*Given instruction*
Write the data out again, character for character, with no images.
════════
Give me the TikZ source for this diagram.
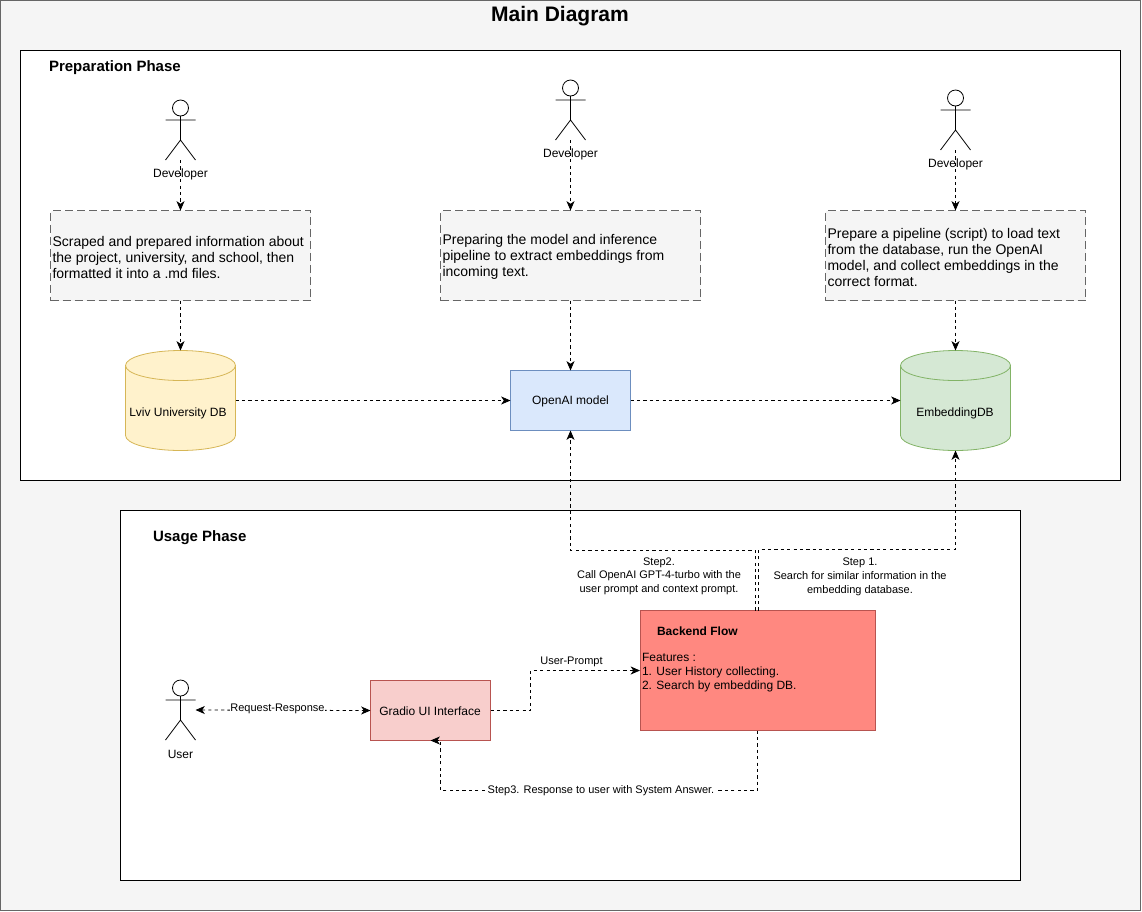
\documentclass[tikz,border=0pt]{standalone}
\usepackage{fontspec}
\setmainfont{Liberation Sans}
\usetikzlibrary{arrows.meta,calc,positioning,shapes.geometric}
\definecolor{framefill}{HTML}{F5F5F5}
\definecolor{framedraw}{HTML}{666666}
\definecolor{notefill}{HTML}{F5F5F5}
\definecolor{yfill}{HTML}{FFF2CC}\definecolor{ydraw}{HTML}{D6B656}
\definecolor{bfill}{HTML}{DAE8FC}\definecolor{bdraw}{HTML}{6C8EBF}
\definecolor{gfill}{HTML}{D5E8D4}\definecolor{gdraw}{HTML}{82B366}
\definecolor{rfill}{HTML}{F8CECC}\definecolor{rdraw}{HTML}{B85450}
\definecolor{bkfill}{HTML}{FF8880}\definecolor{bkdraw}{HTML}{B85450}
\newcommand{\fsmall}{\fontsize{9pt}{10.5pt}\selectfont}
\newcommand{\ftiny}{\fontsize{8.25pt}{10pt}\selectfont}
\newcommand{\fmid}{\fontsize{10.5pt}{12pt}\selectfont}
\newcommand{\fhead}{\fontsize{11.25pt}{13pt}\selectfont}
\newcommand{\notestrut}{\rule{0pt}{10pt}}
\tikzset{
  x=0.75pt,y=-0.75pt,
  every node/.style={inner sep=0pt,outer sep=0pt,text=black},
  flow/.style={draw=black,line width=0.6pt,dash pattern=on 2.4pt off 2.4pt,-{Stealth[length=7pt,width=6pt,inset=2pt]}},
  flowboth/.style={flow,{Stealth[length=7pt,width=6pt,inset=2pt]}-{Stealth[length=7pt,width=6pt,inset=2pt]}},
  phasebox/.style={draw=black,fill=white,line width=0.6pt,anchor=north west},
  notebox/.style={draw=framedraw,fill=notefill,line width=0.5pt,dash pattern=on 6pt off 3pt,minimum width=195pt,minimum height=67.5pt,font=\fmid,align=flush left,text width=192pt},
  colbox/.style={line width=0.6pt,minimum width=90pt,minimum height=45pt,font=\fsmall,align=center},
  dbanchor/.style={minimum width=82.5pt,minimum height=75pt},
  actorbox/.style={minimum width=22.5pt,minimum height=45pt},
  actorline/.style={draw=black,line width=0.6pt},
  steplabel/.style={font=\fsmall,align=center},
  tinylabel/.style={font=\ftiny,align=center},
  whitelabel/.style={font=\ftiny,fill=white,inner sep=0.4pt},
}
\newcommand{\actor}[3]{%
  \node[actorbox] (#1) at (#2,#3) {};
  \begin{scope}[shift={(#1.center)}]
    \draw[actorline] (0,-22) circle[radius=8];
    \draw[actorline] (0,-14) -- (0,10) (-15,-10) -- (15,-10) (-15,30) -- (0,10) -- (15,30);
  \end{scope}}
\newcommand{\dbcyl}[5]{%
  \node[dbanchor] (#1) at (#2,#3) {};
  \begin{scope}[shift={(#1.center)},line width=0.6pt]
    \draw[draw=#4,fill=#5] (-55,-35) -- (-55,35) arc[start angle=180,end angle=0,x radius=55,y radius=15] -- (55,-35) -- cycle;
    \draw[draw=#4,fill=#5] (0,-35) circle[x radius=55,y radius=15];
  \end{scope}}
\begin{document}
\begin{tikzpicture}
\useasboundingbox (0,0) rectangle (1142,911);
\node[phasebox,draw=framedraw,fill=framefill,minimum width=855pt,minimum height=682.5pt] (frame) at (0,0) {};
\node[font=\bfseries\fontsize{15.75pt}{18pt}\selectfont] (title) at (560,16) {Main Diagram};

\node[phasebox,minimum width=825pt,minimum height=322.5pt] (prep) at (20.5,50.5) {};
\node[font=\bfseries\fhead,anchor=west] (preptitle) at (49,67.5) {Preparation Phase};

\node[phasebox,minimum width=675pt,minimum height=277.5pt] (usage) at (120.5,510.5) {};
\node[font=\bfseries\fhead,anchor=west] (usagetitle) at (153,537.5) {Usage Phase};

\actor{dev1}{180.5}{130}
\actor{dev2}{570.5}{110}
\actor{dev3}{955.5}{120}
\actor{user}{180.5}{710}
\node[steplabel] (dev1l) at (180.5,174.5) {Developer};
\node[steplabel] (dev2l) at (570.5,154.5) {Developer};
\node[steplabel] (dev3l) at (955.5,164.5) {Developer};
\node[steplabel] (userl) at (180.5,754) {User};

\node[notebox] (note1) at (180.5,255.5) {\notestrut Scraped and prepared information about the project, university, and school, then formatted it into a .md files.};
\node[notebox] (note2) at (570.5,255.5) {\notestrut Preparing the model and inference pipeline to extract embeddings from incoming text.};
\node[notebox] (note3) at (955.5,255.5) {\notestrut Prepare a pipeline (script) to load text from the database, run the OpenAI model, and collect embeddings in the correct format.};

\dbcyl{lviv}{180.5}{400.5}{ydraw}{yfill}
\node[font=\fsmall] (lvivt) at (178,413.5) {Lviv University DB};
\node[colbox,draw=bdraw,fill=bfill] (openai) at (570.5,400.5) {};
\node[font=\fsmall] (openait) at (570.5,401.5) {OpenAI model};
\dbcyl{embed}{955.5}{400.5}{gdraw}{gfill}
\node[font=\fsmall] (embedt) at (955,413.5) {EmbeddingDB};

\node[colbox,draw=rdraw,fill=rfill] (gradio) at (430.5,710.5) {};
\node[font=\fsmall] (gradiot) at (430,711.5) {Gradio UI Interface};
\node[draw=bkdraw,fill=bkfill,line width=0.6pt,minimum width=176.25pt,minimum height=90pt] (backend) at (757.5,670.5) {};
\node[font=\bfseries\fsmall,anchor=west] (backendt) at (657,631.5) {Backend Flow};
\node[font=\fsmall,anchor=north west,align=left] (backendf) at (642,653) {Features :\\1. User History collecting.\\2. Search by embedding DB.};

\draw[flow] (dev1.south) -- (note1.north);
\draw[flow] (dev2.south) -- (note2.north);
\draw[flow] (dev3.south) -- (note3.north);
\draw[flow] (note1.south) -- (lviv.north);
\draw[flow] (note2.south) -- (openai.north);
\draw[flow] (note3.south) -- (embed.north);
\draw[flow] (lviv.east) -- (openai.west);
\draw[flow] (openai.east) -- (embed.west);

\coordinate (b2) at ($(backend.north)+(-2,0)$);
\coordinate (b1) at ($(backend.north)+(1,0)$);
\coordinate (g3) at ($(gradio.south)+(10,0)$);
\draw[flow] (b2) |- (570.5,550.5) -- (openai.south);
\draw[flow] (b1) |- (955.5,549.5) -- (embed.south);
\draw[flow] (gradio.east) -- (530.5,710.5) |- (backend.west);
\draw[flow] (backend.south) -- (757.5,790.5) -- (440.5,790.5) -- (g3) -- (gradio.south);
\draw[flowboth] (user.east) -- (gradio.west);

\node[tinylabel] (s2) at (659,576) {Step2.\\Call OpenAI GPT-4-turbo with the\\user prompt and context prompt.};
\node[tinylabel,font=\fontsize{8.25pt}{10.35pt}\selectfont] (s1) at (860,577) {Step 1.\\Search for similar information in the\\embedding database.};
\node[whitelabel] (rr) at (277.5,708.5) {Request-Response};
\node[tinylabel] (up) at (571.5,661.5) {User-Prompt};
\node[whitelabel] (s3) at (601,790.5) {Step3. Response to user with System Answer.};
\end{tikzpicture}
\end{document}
════════
*Output for this exercise*
Give me the TikZ source for this diagram.
\documentclass[tikz,border=0pt]{standalone}
\usepackage{fontspec}
\setmainfont{Liberation Sans}
\usetikzlibrary{arrows.meta,calc,positioning,shapes.geometric}
\definecolor{framefill}{HTML}{F5F5F5}
\definecolor{framedraw}{HTML}{666666}
\definecolor{notefill}{HTML}{F5F5F5}
\definecolor{yfill}{HTML}{FFF2CC}\definecolor{ydraw}{HTML}{D6B656}
\definecolor{bfill}{HTML}{DAE8FC}\definecolor{bdraw}{HTML}{6C8EBF}
\definecolor{gfill}{HTML}{D5E8D4}\definecolor{gdraw}{HTML}{82B366}
\definecolor{rfill}{HTML}{F8CECC}\definecolor{rdraw}{HTML}{B85450}
\definecolor{bkfill}{HTML}{FF8880}\definecolor{bkdraw}{HTML}{B85450}
\newcommand{\fsmall}{\fontsize{9pt}{10.5pt}\selectfont}
\newcommand{\ftiny}{\fontsize{8.25pt}{10pt}\selectfont}
\newcommand{\fmid}{\fontsize{10.5pt}{12pt}\selectfont}
\newcommand{\fhead}{\fontsize{11.25pt}{13pt}\selectfont}
\newcommand{\notestrut}{\rule{0pt}{10pt}}
\tikzset{
  x=0.75pt,y=-0.75pt,
  every node/.style={inner sep=0pt,outer sep=0pt,text=black},
  flow/.style={draw=black,line width=0.6pt,dash pattern=on 2.4pt off 2.4pt,-{Stealth[length=7pt,width=6pt,inset=2pt]}},
  flowboth/.style={flow,{Stealth[length=7pt,width=6pt,inset=2pt]}-{Stealth[length=7pt,width=6pt,inset=2pt]}},
  phasebox/.style={draw=black,fill=white,line width=0.6pt,anchor=north west},
  notebox/.style={draw=framedraw,fill=notefill,line width=0.5pt,dash pattern=on 6pt off 3pt,minimum width=195pt,minimum height=67.5pt,font=\fmid,align=flush left,text width=192pt},
  colbox/.style={line width=0.6pt,minimum width=90pt,minimum height=45pt,font=\fsmall,align=center},
  dbanchor/.style={minimum width=82.5pt,minimum height=75pt},
  actorbox/.style={minimum width=22.5pt,minimum height=45pt},
  actorline/.style={draw=black,line width=0.6pt},
  steplabel/.style={font=\fsmall,align=center},
  tinylabel/.style={font=\ftiny,align=center},
  whitelabel/.style={font=\ftiny,fill=white,inner sep=0.4pt},
}
\newcommand{\actor}[3]{%
  \node[actorbox] (#1) at (#2,#3) {};
  \begin{scope}[shift={(#1.center)}]
    \draw[actorline] (0,-22) circle[radius=8];
    \draw[actorline] (0,-14) -- (0,10) (-15,-10) -- (15,-10) (-15,30) -- (0,10) -- (15,30);
  \end{scope}}
\newcommand{\dbcyl}[5]{%
  \node[dbanchor] (#1) at (#2,#3) {};
  \begin{scope}[shift={(#1.center)},line width=0.6pt]
    \draw[draw=#4,fill=#5] (-55,-35) -- (-55,35) arc[start angle=180,end angle=0,x radius=55,y radius=15] -- (55,-35) -- cycle;
    \draw[draw=#4,fill=#5] (0,-35) circle[x radius=55,y radius=15];
  \end{scope}}
\begin{document}
\begin{tikzpicture}
\useasboundingbox (0,0) rectangle (1142,911);
\node[phasebox,draw=framedraw,fill=framefill,minimum width=855pt,minimum height=682.5pt] (frame) at (0,0) {};
\node[font=\bfseries\fontsize{15.75pt}{18pt}\selectfont] (title) at (560,16) {Main Diagram};

\node[phasebox,minimum width=825pt,minimum height=322.5pt] (prep) at (20.5,50.5) {};
\node[font=\bfseries\fhead,anchor=west] (preptitle) at (49,67.5) {Preparation Phase};

\node[phasebox,minimum width=675pt,minimum height=277.5pt] (usage) at (120.5,510.5) {};
\node[font=\bfseries\fhead,anchor=west] (usagetitle) at (153,537.5) {Usage Phase};

\actor{dev1}{180.5}{130}
\actor{dev2}{570.5}{110}
\actor{dev3}{955.5}{120}
\actor{user}{180.5}{710}
\node[steplabel] (dev1l) at (180.5,174.5) {Developer};
\node[steplabel] (dev2l) at (570.5,154.5) {Developer};
\node[steplabel] (dev3l) at (955.5,164.5) {Developer};
\node[steplabel] (userl) at (180.5,754) {User};

\node[notebox] (note1) at (180.5,255.5) {\notestrut Scraped and prepared information about the project, university, and school, then formatted it into a .md files.};
\node[notebox] (note2) at (570.5,255.5) {\notestrut Preparing the model and inference pipeline to extract embeddings from incoming text.};
\node[notebox] (note3) at (955.5,255.5) {\notestrut Prepare a pipeline (script) to load text from the database, run the OpenAI model, and collect embeddings in the correct format.};

\dbcyl{lviv}{180.5}{400.5}{ydraw}{yfill}
\node[font=\fsmall] (lvivt) at (178,413.5) {Lviv University DB};
\node[colbox,draw=bdraw,fill=bfill] (openai) at (570.5,400.5) {};
\node[font=\fsmall] (openait) at (570.5,401.5) {OpenAI model};
\dbcyl{embed}{955.5}{400.5}{gdraw}{gfill}
\node[font=\fsmall] (embedt) at (955,413.5) {EmbeddingDB};

\node[colbox,draw=rdraw,fill=rfill] (gradio) at (430.5,710.5) {};
\node[font=\fsmall] (gradiot) at (430,711.5) {Gradio UI Interface};
\node[draw=bkdraw,fill=bkfill,line width=0.6pt,minimum width=176.25pt,minimum height=90pt] (backend) at (757.5,670.5) {};
\node[font=\bfseries\fsmall,anchor=west] (backendt) at (657,631.5) {Backend Flow};
\node[font=\fsmall,anchor=north west,align=left] (backendf) at (642,653) {Features :\\1. User History collecting.\\2. Search by embedding DB.};

\draw[flow] (dev1.south) -- (note1.north);
\draw[flow] (dev2.south) -- (note2.north);
\draw[flow] (dev3.south) -- (note3.north);
\draw[flow] (note1.south) -- (lviv.north);
\draw[flow] (note2.south) -- (openai.north);
\draw[flow] (note3.south) -- (embed.north);
\draw[flow] (lviv.east) -- (openai.west);
\draw[flow] (openai.east) -- (embed.west);

\coordinate (b2) at ($(backend.north)+(-2,0)$);
\coordinate (b1) at ($(backend.north)+(1,0)$);
\coordinate (g3) at ($(gradio.south)+(10,0)$);
\draw[flow] (b2) |- (570.5,550.5) -- (openai.south);
\draw[flow] (b1) |- (955.5,549.5) -- (embed.south);
\draw[flow] (gradio.east) -- (530.5,710.5) |- (backend.west);
\draw[flow] (backend.south) -- (757.5,790.5) -- (440.5,790.5) -- (g3) -- (gradio.south);
\draw[flowboth] (user.east) -- (gradio.west);

\node[tinylabel] (s2) at (659,576) {Step2.\\Call OpenAI GPT-4-turbo with the\\user prompt and context prompt.};
\node[tinylabel,font=\fontsize{8.25pt}{10.35pt}\selectfont] (s1) at (860,577) {Step 1.\\Search for similar information in the\\embedding database.};
\node[whitelabel] (rr) at (277.5,708.5) {Request-Response};
\node[tinylabel] (up) at (571.5,661.5) {User-Prompt};
\node[whitelabel] (s3) at (601,790.5) {Step3. Response to user with System Answer.};
\end{tikzpicture}
\end{document}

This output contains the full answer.